Plotting code records
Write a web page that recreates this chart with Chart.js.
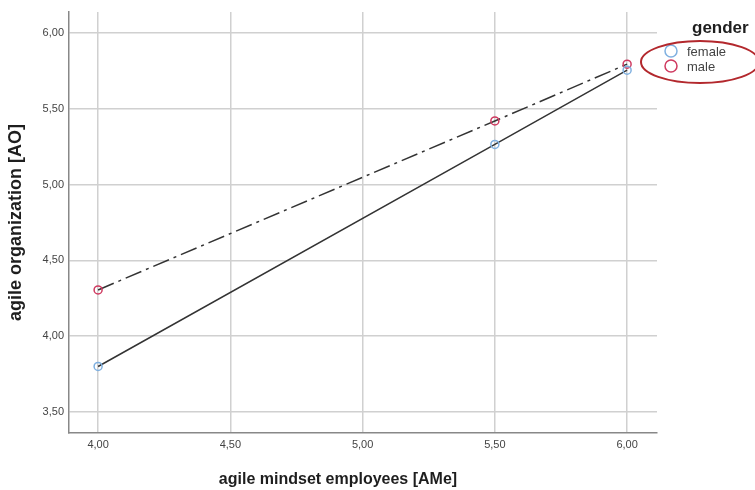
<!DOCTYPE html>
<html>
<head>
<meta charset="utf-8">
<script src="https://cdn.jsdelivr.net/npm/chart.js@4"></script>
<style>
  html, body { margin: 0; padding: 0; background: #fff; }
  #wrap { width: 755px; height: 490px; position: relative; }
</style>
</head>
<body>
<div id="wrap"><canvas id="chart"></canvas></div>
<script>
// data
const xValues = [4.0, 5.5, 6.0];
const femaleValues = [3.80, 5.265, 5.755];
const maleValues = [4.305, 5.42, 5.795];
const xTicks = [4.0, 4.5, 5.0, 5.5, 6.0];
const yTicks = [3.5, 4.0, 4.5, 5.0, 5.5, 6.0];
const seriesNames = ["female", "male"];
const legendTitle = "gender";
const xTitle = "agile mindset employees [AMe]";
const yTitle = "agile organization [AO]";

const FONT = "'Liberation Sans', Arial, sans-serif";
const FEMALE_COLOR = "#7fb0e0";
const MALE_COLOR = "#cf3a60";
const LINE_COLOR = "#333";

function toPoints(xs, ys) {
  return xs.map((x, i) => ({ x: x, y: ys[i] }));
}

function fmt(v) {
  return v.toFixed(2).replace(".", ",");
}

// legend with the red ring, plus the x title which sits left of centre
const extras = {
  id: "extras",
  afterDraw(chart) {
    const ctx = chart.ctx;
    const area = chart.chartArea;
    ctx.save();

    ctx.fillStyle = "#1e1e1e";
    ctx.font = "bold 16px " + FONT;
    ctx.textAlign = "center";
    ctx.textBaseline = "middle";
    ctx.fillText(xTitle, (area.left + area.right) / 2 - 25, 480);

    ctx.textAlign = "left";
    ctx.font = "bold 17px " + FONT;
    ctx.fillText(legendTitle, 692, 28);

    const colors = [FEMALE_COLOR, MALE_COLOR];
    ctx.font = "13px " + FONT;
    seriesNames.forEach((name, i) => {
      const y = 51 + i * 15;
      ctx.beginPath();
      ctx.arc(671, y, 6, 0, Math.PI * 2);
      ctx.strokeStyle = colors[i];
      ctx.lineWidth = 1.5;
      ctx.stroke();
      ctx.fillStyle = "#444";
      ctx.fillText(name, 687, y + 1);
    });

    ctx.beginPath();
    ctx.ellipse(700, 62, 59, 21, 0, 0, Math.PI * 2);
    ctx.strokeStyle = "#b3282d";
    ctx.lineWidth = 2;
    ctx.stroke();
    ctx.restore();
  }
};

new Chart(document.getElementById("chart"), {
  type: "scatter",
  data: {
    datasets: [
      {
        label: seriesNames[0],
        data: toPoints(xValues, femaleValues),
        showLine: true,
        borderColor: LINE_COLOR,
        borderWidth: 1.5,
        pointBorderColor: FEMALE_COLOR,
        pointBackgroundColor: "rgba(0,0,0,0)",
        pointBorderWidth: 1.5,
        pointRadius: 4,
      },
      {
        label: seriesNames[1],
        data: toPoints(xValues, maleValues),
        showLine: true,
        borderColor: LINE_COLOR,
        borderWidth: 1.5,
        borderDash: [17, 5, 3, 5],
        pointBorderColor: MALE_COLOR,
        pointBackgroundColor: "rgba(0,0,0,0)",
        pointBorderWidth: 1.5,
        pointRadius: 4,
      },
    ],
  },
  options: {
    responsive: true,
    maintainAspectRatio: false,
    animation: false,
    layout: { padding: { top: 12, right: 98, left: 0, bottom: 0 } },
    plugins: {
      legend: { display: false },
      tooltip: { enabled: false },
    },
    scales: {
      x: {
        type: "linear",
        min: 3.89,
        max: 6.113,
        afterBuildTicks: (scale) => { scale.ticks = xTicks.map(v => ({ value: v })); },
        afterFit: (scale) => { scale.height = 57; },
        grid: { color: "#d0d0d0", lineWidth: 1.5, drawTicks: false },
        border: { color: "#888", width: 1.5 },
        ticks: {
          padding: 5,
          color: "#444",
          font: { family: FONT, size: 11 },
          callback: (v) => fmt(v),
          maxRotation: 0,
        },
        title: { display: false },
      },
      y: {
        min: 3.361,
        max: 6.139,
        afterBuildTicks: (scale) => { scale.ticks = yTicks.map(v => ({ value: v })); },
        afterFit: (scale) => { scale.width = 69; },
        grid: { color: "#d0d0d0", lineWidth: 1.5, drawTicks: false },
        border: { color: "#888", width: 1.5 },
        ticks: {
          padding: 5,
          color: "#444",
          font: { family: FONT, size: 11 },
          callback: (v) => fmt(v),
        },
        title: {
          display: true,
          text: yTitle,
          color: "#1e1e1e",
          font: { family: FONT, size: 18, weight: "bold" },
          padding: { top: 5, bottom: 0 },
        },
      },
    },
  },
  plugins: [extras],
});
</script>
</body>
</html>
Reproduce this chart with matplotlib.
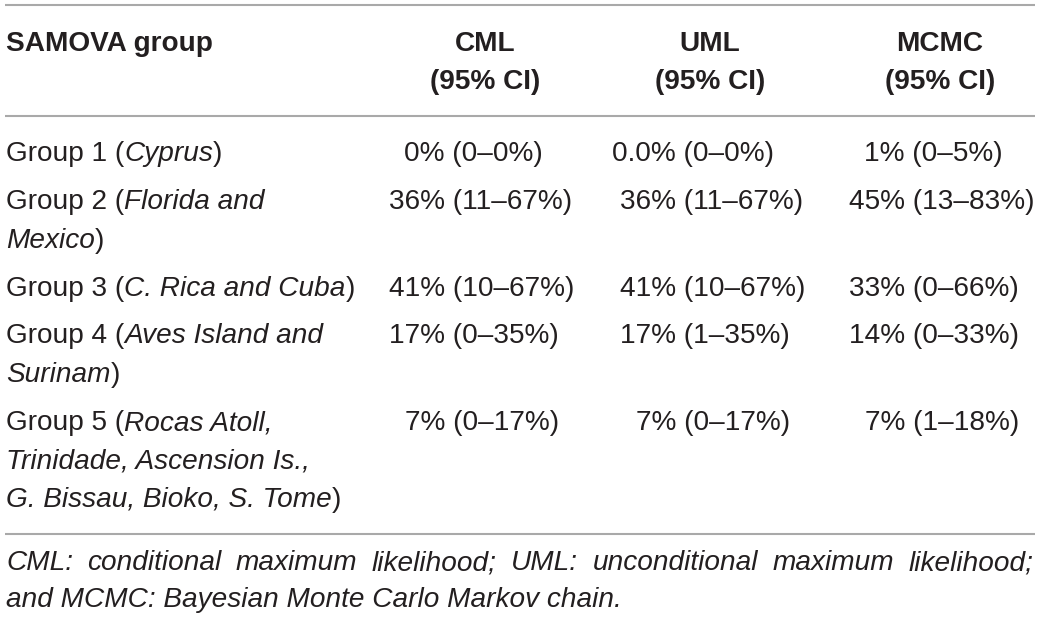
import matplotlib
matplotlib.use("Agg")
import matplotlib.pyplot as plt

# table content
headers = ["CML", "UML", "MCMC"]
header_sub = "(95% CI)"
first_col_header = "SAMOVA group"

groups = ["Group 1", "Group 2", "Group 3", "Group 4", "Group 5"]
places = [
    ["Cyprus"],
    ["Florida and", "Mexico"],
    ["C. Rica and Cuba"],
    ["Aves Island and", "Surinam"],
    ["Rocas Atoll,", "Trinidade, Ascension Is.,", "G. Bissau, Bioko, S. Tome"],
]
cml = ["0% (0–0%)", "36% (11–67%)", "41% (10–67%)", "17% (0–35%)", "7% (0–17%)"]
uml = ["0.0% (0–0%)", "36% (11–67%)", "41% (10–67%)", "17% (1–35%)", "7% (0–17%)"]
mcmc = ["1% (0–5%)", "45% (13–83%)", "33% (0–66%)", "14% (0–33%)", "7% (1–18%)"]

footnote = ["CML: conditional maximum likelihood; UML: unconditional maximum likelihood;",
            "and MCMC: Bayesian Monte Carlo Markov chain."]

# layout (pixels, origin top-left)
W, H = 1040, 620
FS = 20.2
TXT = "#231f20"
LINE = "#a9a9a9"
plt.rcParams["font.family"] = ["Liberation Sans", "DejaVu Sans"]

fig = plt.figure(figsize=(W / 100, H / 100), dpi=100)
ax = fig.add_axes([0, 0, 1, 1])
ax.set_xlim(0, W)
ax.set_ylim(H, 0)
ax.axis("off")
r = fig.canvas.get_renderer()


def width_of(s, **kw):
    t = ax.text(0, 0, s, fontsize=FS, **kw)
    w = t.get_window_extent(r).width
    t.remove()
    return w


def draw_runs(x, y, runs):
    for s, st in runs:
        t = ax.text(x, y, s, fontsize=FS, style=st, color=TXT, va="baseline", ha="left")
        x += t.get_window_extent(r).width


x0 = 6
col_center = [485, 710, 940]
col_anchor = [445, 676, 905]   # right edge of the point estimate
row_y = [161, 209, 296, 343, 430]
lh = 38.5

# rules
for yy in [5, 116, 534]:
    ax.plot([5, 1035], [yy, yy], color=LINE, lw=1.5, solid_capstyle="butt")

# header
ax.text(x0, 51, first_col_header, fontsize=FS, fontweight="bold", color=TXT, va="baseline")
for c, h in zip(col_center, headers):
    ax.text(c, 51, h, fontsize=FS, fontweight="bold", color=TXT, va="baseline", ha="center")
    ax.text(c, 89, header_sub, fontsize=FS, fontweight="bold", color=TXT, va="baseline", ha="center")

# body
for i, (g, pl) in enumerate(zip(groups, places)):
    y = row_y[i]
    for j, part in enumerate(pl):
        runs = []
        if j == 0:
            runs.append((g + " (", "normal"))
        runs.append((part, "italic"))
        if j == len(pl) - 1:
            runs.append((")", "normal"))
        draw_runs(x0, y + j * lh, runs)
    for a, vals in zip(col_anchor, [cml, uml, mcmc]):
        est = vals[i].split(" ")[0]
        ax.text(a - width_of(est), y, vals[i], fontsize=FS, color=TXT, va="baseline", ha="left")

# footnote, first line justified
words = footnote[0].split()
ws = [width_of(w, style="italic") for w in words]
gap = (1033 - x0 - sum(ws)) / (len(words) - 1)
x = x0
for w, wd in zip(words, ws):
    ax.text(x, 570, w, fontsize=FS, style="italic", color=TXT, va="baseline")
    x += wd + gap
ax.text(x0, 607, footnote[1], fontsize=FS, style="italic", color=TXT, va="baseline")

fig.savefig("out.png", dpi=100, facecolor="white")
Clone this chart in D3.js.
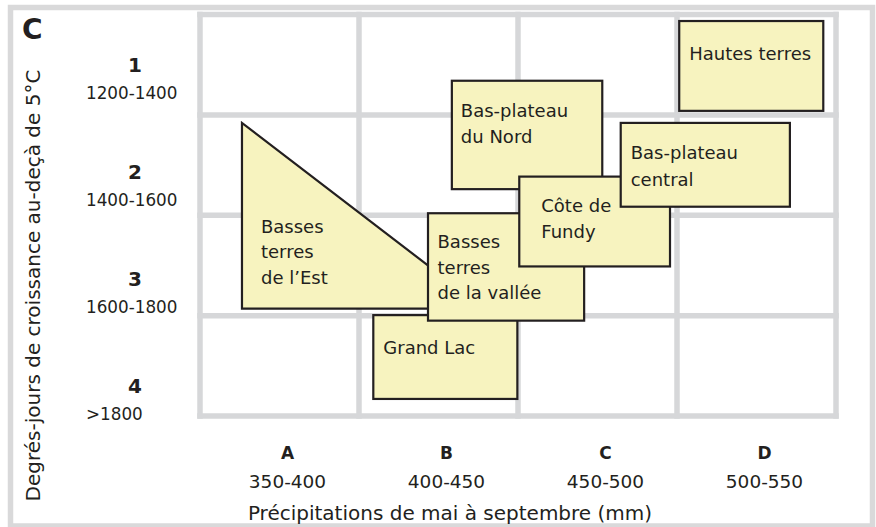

- [Directions] List all lines above in which the string "with" appears.

- [Finished answer]
Write a web page that recreates this chart with Chart.js.
// legend with the red ring, plus the x title which sits left of centre
Reproduce this chart with matplotlib.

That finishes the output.